This sweet and earthy molasses cookie with butterscotch chips has quickly become a goat hiker favorite during our post goat hike milk and cookies. It tastes like fall and goes great with a glass of fresh goat milk (feel free to substitute cow milk at home!) We’ve received numerous requests for the recipe, so here it is! Happy eating!

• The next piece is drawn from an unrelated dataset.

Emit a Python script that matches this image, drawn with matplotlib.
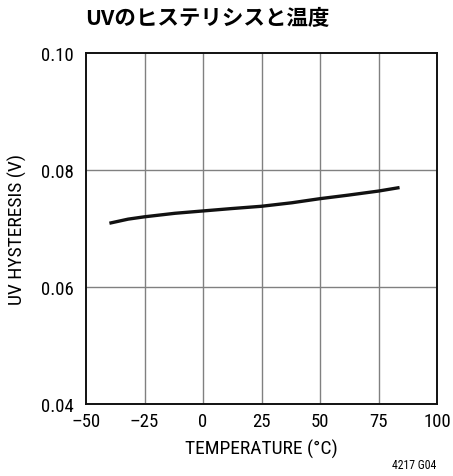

Molasses Butterscotch Cookies
Adapted from The Magnolia Bakery Cookbook
Makes 4 dozen cookies
2 cups all-purpose flour
2 teaspoons baking soda
1/2 teaspoon kosher salt
1 tablespoon ground allspice
1 teaspoon ground cinnamon
3/4 cup (1 1/2 sticks) unsalted butter, softened
3/4 cup sugar
1 large egg
1/4 cup unsulphured molasses
1 cup butterscotch chips
Preheat oven to 350 degrees. Line two baking sheets with parchment paper.

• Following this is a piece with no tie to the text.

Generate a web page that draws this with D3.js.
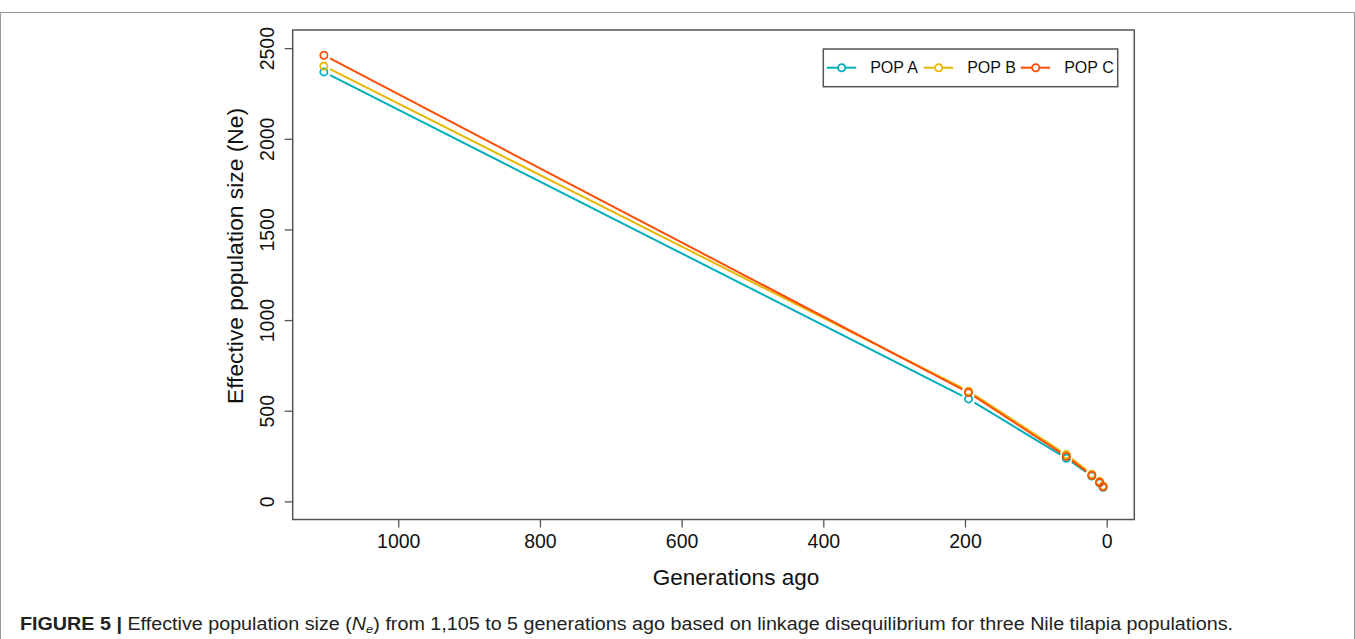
<!DOCTYPE html>
<html>
<head>
<meta charset="utf-8">
<script src="https://cdn.jsdelivr.net/npm/d3@7"></script>
<style>
  body { margin: 0; background: #fff; }
  svg { display: block; font-family: "Liberation Sans", Arial, sans-serif; }
</style>
</head>
<body>
<div id="chart"></div>
<script>
// generations ago (x) and Ne per population (y)
var generations = [1105, 195, 57, 21, 10, 5];
var popA = [2369, 565, 238, 140, 102, 78];
var popB = [2401, 608, 258, 150, 110, 85];
var popC = [2461, 600, 248, 143, 105, 80];
var seriesNames = ["POP A", "POP B", "POP C"];
var seriesColors = ["#00AFBB", "#E7B800", "#FC4E07"];
var xTicks = [0, 200, 400, 600, 800, 1000];
var yTicks = [0, 500, 1000, 1500, 2000, 2500];

var W = 1355, H = 639;
var svg = d3.select("#chart").append("svg")
    .attr("width", W).attr("height", H);

// outer figure frame
svg.append("rect")
    .attr("x", 0.5).attr("y", 12.5)
    .attr("width", W - 1).attr("height", 700)
    .attr("fill", "none").attr("stroke", "#999").attr("stroke-width", 1);

// plot region
var box = {left: 292.7, right: 1134.3, top: 30, bottom: 519.5};

var x = d3.scaleLinear().domain([1149, -39]).range([box.left, box.right]);
var y = d3.scaleLinear().domain([-100, 2600]).range([box.bottom, box.top]);

// axes
var yAxis = svg.append("g")
    .attr("transform", "translate(" + box.left + ",0)")
    .call(d3.axisLeft(y).tickValues(yTicks).tickFormat(d3.format("d")).tickSize(8).tickSizeOuter(0));
yAxis.select(".domain").remove();
yAxis.selectAll("line").attr("stroke", "#555").attr("stroke-width", 1.3);
yAxis.selectAll("text")
    .attr("x", 0).attr("y", -26).attr("dy", "0.35em")
    .attr("text-anchor", "middle")
    .attr("transform", "rotate(-90)")
    .style("font-size", "19.5px").attr("fill", "#111");

var xAxis = svg.append("g")
    .attr("transform", "translate(0," + box.bottom + ")")
    .call(d3.axisBottom(x).tickValues(xTicks).tickFormat(d3.format("d")).tickSize(8).tickSizeOuter(0));
xAxis.select(".domain").remove();
xAxis.selectAll("line").attr("stroke", "#555").attr("stroke-width", 1.3);
xAxis.selectAll("text")
    .attr("y", 22).attr("dy", "0.35em")
    .style("font-size", "19.5px").attr("fill", "#111");

// plot box
svg.append("rect")
    .attr("x", box.left).attr("y", box.top)
    .attr("width", box.right - box.left).attr("height", box.bottom - box.top)
    .attr("fill", "none").attr("stroke", "#555").attr("stroke-width", 1.5);

// axis titles
svg.append("text")
    .attr("x", 736).attr("y", 577).attr("dy", "0.35em")
    .attr("text-anchor", "middle")
    .style("font-size", "22.5px").attr("fill", "#111")
    .text("Generations ago");

svg.append("text")
    .attr("transform", "translate(235,256) rotate(-90)")
    .attr("dy", "0.35em")
    .attr("text-anchor", "middle")
    .style("font-size", "22.8px").attr("fill", "#111")
    .text("Effective population size (Ne)");

// type = "b": points with broken line segments between them
var gap = 7;
var allSeries = [popA, popB, popC];
allSeries.forEach(function (vals, k) {
    var pts = generations.map(function (g, i) { return [x(g), y(vals[i])]; });
    var g = svg.append("g").attr("class", "series");
    d3.pairs(pts).forEach(function (p) {
        var dx = p[1][0] - p[0][0], dy = p[1][1] - p[0][1];
        var len = Math.sqrt(dx * dx + dy * dy);
        if (len <= 2 * gap) return;
        var ux = dx / len, uy = dy / len;
        g.append("line")
            .attr("x1", p[0][0] + ux * gap).attr("y1", p[0][1] + uy * gap)
            .attr("x2", p[1][0] - ux * gap).attr("y2", p[1][1] - uy * gap)
            .attr("stroke", seriesColors[k]).attr("stroke-width", 2);
    });
    g.selectAll("circle").data(pts).enter().append("circle")
        .attr("cx", function (d) { return d[0]; })
        .attr("cy", function (d) { return d[1]; })
        .attr("r", 3.6)
        .attr("fill", "none")
        .attr("stroke", seriesColors[k]).attr("stroke-width", 1.8);
});

// legend
var legend = svg.append("g").attr("transform", "translate(823.3,49)");
legend.append("rect")
    .attr("width", 294.4).attr("height", 37.7)
    .attr("fill", "#fff").attr("stroke", "#555").attr("stroke-width", 1.5);
var item = legend.selectAll(".item").data(seriesNames).enter().append("g")
    .attr("class", "item")
    .attr("transform", function (d, i) { return "translate(" + (3.4 + i * 97) + ",18.7)"; });
item.append("line")
    .attr("x1", 0).attr("x2", 29.5)
    .attr("stroke", function (d, i) { return seriesColors[i]; })
    .attr("stroke-width", 2);
item.append("circle")
    .attr("cx", 15).attr("r", 3.6)
    .attr("fill", "#fff")
    .attr("stroke", function (d, i) { return seriesColors[i]; })
    .attr("stroke-width", 1.8);
item.append("text")
    .attr("x", 43.5).attr("dy", "0.35em")
    .style("font-size", "16px").attr("fill", "#111")
    .text(function (d) { return d; });

// caption
var cap = svg.append("text")
    .attr("x", 20).attr("y", 630)
    .attr("textLength", 1213).attr("lengthAdjust", "spacingAndGlyphs")
    .style("font-size", "17.5px").attr("fill", "#222");
cap.append("tspan").style("font-weight", "bold").text("FIGURE 5 | ");
cap.append("tspan").text("Effective population size (");
cap.append("tspan").style("font-style", "italic").text("N");
cap.append("tspan").style("font-style", "italic").style("font-size", "11.5px").attr("dy", 3).text("e");
cap.append("tspan").attr("dy", -3).text(") from 1,105 to 5 generations ago based on linkage disequilibrium for three Nile tilapia populations.");
</script>
</body>
</html>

In a medium bowl, combine flour, baking soda, kosher salt, allspice and cinnamon, and whisk to blend.
In the bowl of a stand mixer, fitted with the paddle attachment, beat together the butter and the sugar until the mixture is light. Add the egg, and beat to combine. With the mixer off, pour in the molasses and mix again, until mixture is well blended. Add the dry ingredients and beat until dough begins to form. Stir in the butterscotch chips.
Use a tablespoon to form small balls of dough, and place them on the parchment, arranging with room between for cookies to expand. Bake for 12-15 minutes, until center has small cracks and begins to puff a bit. For chewy cookies, bake until cookies are just set.
Cool on a wire rack before serving.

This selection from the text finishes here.